Ensuite, Barbieri brille à Florence et Parme. De retour à Rome, pour les carnavals 1726 puis 1727, il chante des créations du jeune Metastasio : il est même Énée dans la Didone abbandonata de Vinci et Cosroe dans Siroe de Porpora, puis en 1729 l'Ezio d'Auletta et le premier Scitalce dans la Semiramide riconosciuta de Vinci. Entre-temps, Barbieri se produit à Naples où il retrouve les grands musiciens napolitains que sont Vinci, Hasse et Mancini, avec des partenaires comme Carestini, la Turcotti, Scalzi ou encore la Stabili. Le voici à Naples encore en 1729-30, pour chanter Hasse, Feo et Leo ; dans Semiramide de ce dernier, il côtoie Minelli et la Tesi.
Alors que la vague métastasienne arrive à Venise au cours des années 1730, Barbieri s'impose à nouveau comme un pilier des scènes locales de 1730 à 1733 – si l'on excepte Pavie, où il reprend Farnace, grand succès de Vivaldi.

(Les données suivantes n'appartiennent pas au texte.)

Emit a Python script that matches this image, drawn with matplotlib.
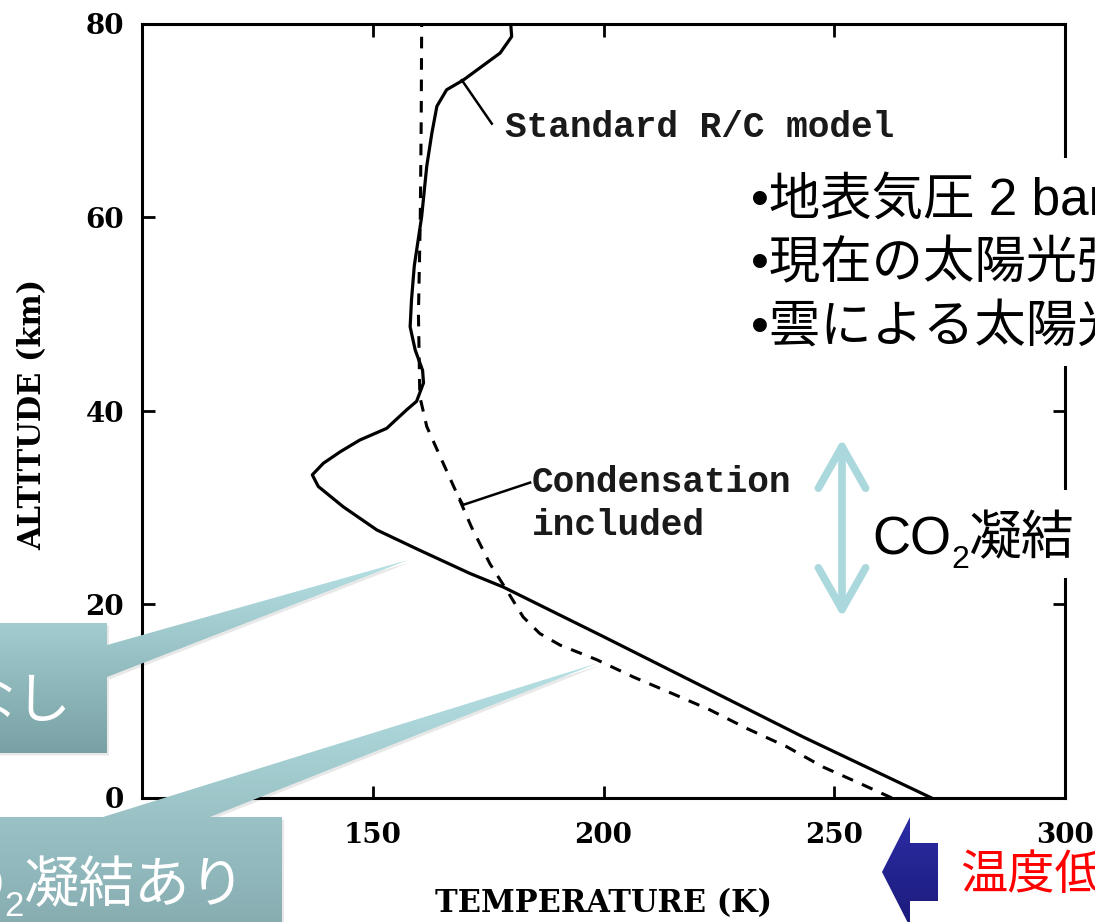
import numpy as np
import matplotlib
matplotlib.use("Agg")
import matplotlib.pyplot as plt
from matplotlib.patches import Polygon, Rectangle, FancyArrowPatch
from matplotlib.colors import LinearSegmentedColormap

# ---- temperature profiles (altitude in km, temperature in K) ----
# standard radiative/convective model
std_alt = [0.0, 2.2, 6.3, 11.5, 16.7, 21.8, 23.2, 25.6, 27.7, 30.1, 32.2, 33.4,
           34.6, 35.8, 37.0, 38.2, 40.1, 41.0, 42.9, 44.2, 46.3, 48.7, 51.5,
           55.0, 60.1, 65.3, 68.7, 71.5, 73.2, 74.2, 77.0, 78.7, 80.0]
std_temp = [271.1, 261.4, 243.3, 221.6, 199.9, 178.3, 171.1, 160.2, 150.9, 143.6,
            138.2, 136.9, 139.3, 143.0, 147.2, 153.0, 157.3, 159.5, 161.0, 160.8,
            159.2, 158.1, 158.4, 159.0, 160.6, 161.7, 162.8, 163.9, 166.0, 169.6,
            177.6, 180.1, 179.9]

# model with CO2 condensation included
cond_alt = [0.0, 1.5, 3.2, 5.3, 7.2, 9.1, 10.9, 12.5, 14.3, 15.8, 17.0, 18.7,
            21.5, 24.2, 28.0, 31.5, 35.3, 38.4, 41.5, 50.0, 60.0, 70.0, 80.0]
cond_temp = [262.5, 255.6, 247.6, 239.7, 231.0, 223.1, 214.4, 206.5, 198.5, 190.6,
             186.2, 182.6, 179.0, 175.4, 171.4, 168.2, 164.6, 161.7, 160.2, 159.9,
             160.3, 160.5, 160.6]

x_ticks = [150, 200, 250, 300]
y_ticks = [0, 20, 40, 60, 80]

conditions = ["•地表気圧 2 bar", "•現在の太陽光強度", "•雲による太陽光の反射"]

W, H = 1095, 922
fig = plt.figure(figsize=(W / 100, H / 100), dpi=100, facecolor="white")

# ---- main profile plot ----
ax = fig.add_axes([142 / W, 1 - 798 / H, 923 / W, 774 / H])
ax.plot(std_temp, std_alt, color="black", lw=2.3, solid_joinstyle="round")
ax.plot(cond_temp, cond_alt, color="black", lw=2.2, dashes=(3.8, 3.2))
ax.set_xlim(100, 300)
ax.set_ylim(0, 80)
ax.set_xticks(x_ticks)
ax.set_yticks(y_ticks)
for s in ax.spines.values():
    s.set_linewidth(2.2)
ax.tick_params(direction="in", length=9, width=2, top=True, right=True,
               labeltop=False, labelright=False)
ax.tick_params(axis="x", pad=17)
ax.tick_params(axis="y", pad=13)
for lab in ax.get_xticklabels() + ax.get_yticklabels():
    lab.set_fontfamily("DejaVu Serif")
    lab.set_fontweight("bold")
    lab.set_fontsize(20)

ax.set_xlabel("TEMPERATURE (K)", family="DejaVu Serif", weight="bold",
              size=22, va="center")
ax.xaxis.set_label_coords(0.5, -0.136)
ax.set_ylabel("ALTITUDE (km)", family="DejaVu Serif", weight="bold",
              size=22, va="center")
ax.yaxis.set_label_coords(-0.118, 0.495)

mono = dict(family="Liberation Mono", size=26, weight="bold", color="#1a1a1a")
ax.plot([169.3, 175.8], [74.2, 69.7], color="black", lw=1.8)
ax.text(178.7, 69.3, "Standard R/C model", ha="left", va="center", **mono)
ax.plot([168.9, 169.6, 184.1], [30.9, 30.3, 32.6], color="black", lw=1.8)
ax.text(184.5, 32.6, "Condensation", ha="left", va="center", **mono)
ax.text(184.5, 28.2, "included", ha="left", va="center", **mono)

# ---- slide annotations layer (pixel coordinates) ----
ov = fig.add_axes([0, 0, 1, 1], zorder=5)
ov.set_axis_off()
ov.patch.set_alpha(0)

jp = ["Liberation Sans", "Noto Sans CJK JP", "DejaVu Sans"]


def gradient_shape(verts, c_top, c_bot, z=2, shadow=True):
    verts = np.asarray(verts, float)
    if shadow:
        sh = Polygon(verts + [2.0, 2.5], closed=True, facecolor="#000000",
                     alpha=0.09, edgecolor="none", zorder=z - 0.5)
        ov.add_patch(sh)
    poly = Polygon(verts, closed=True, facecolor="none", edgecolor="none", zorder=z)
    ov.add_patch(poly)
    x0, x1 = verts[:, 0].min(), verts[:, 0].max()
    y0, y1 = verts[:, 1].min(), verts[:, 1].max()
    cmap = LinearSegmentedColormap.from_list("g", [c_top, c_bot])
    im = ov.imshow(np.linspace(0, 1, 256).reshape(-1, 1), cmap=cmap,
                   extent=(x0, x1, y1, y0), aspect="auto", zorder=z,
                   interpolation="bilinear")
    im.set_clip_path(poly)


# callout: without condensation
gradient_shape([(-5, 623), (107, 623), (107, 645), (408, 560), (107, 677),
                (107, 753), (-5, 753)], "#B6E1E4", "#79A1A5")
# callout: with condensation
gradient_shape([(-5, 817), (103, 817), (598, 663), (210, 817), (282, 817),
                (282, 930), (-5, 930)], "#B6E1E4", "#86ACB0")

# blue arrow pointing towards lower temperature
gradient_shape([(882, 872), (910, 817), (910, 843), (938, 843), (938, 901),
                (910, 901), (910, 927)], "#2C2CA6", "#1B1B7A", z=3, shadow=False)

# white panels
ov.add_patch(Rectangle((722, 158), 380, 208, facecolor="white",
                       edgecolor="none", zorder=1))
ov.add_patch(Rectangle((862, 490), 225, 88, facecolor="white",
                       edgecolor="none", zorder=1))

# light-blue double arrow marking the condensation layer
arr = FancyArrowPatch((842, 436), (842, 620),
                      arrowstyle="<->,head_length=1.5,head_width=0.85",
                      mutation_scale=20, color="#AAD8DC", lw=5.5,
                      capstyle="round", joinstyle="round", zorder=3)
ov.add_patch(arr)

ov.set_xlim(0, W)
ov.set_ylim(H, 0)

fig.canvas.draw()
renderer = fig.canvas.get_renderer()


def text_runs(x, y, runs, anchor="left", z=6):
    """Place consecutive text pieces on one baseline (pixel coords)."""
    objs = []
    for s, size, dy, color in runs:
        t = ov.text(0, y + dy, s, fontsize=size, color=color, family=jp,
                    ha="left", va="baseline", zorder=z)
        objs.append(t)
    widths = [t.get_window_extent(renderer=renderer).width for t in objs]
    start = x if anchor == "left" else x - sum(widths)
    for t, w in zip(objs, widths):
        t.set_x(start)
        start += w


for i, line in enumerate(conditions):
    ov.text(751, 201 + 63.5 * i, line, fontsize=37, family=jp, color="black",
            ha="left", va="center", zorder=6)

text_runs(872, 554, [("CO", 38, 0, "black"), ("2", 23, 14, "black"),
                     ("凝結", 38, 0, "black")])
text_runs(72, 718, [("CO", 40, 0, "white"), ("2", 25, 14, "white"),
                    ("凝結なし", 40, 0, "white")], anchor="right")
text_runs(246, 902, [("CO", 40, 0, "white"), ("2", 25, 14, "white"),
                     ("凝結あり", 40, 0, "white")], anchor="right")
ov.text(960, 877, "温度低下", fontsize=34, family=jp, color="#FF0000",
        ha="left", va="center", zorder=6)

fig.savefig("out.png", dpi=100, facecolor="white")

Barbieri incarne en ce temps les rôles repris ensuite par tous les ténors, comme Iarba dans la Didone abbandonata (Sarro), Fenicio dans Demetrio (Hasse), Cosroe dans un pasticcio de Siroe avec Nicolino. À Venise, Barbieri chante aussi avec le grand Farinelli dans l'Adriano in Siria de Giacomelli – il est Adriano. En 1734-35, on l'entend à Parme et Florence avec la Viscontina, puis les années suivantes à Venise, Mantoue (Alessandro nell'Indie de Galuppi), Venise encore et Modène. Ses dernières prestations scéniques connues ont lieu en 1740 à Turin, dans des opéras de Galuppi et Leo (Achille in Sciro) avec Gizziello et la Strada.
Antonio semble croiser la route de la soprano Livia Bassi à Naples en 1729, par exemple dans Tamese de Feo. On trouve une mention antérieure de Livia Bassi à Venise en 1727, cette fois-ci avec le ténor Fabri. On ne l'identifie plus ensuite qu'aux côtés d'Antonio, qu'elle doit épouser vers 1730 : notamment à Pavie en 1731 et Florence en 1734-35. Elle accompagne Antonio à Vienne en 1735-36 (voire la saison suivante), engagement hors d'Italie unique dans leur carrière. Antonio et Livia chantent à Modène en 1738-39, notamment dans un Bajazette anonyme, avec le castrat Santarelli et la diva Stabili.
Les vieux jours d'Antonio se déroulent plus paisiblement loin des planches : il est engagé à la chapelle de San Marco en 1733, et y chante quotidiennement jusqu'en 1759. Il semble décéder en 1772.
Antonio Barbieri était sans aucun doute l'un des meilleurs ténors de son époque et l'un des plus recherchés des années 1720 et 1730, avec Fabri, Pinacci et Tolve. Il chante tous les genres de musique, de la tradition vénitienne au style napolitain en vogue. En revanche, Livia était manifestement une chanteuse secondaire, qui a pu souffrir d'être dans l'ombre d'Antonio.
Barbieri foule les planches à une époque où les ténors commencent à se frayer un chemin vers le premier rang des interprètes d'opéras, alors que les opéras de Metastasio d'une popularité croissante constituent un véhicule flatteur. Les rôles de rois, pères et tyrans souvent incarnés par les ténors réclament des chanteurs doués d'un charisme évident. Barbieri en possédait à revendre, et ses partitions exigent une grande fermeté d'accent sur une tessiture étendue, sans atteindre les effroyables écarts écrits pour un Borosini.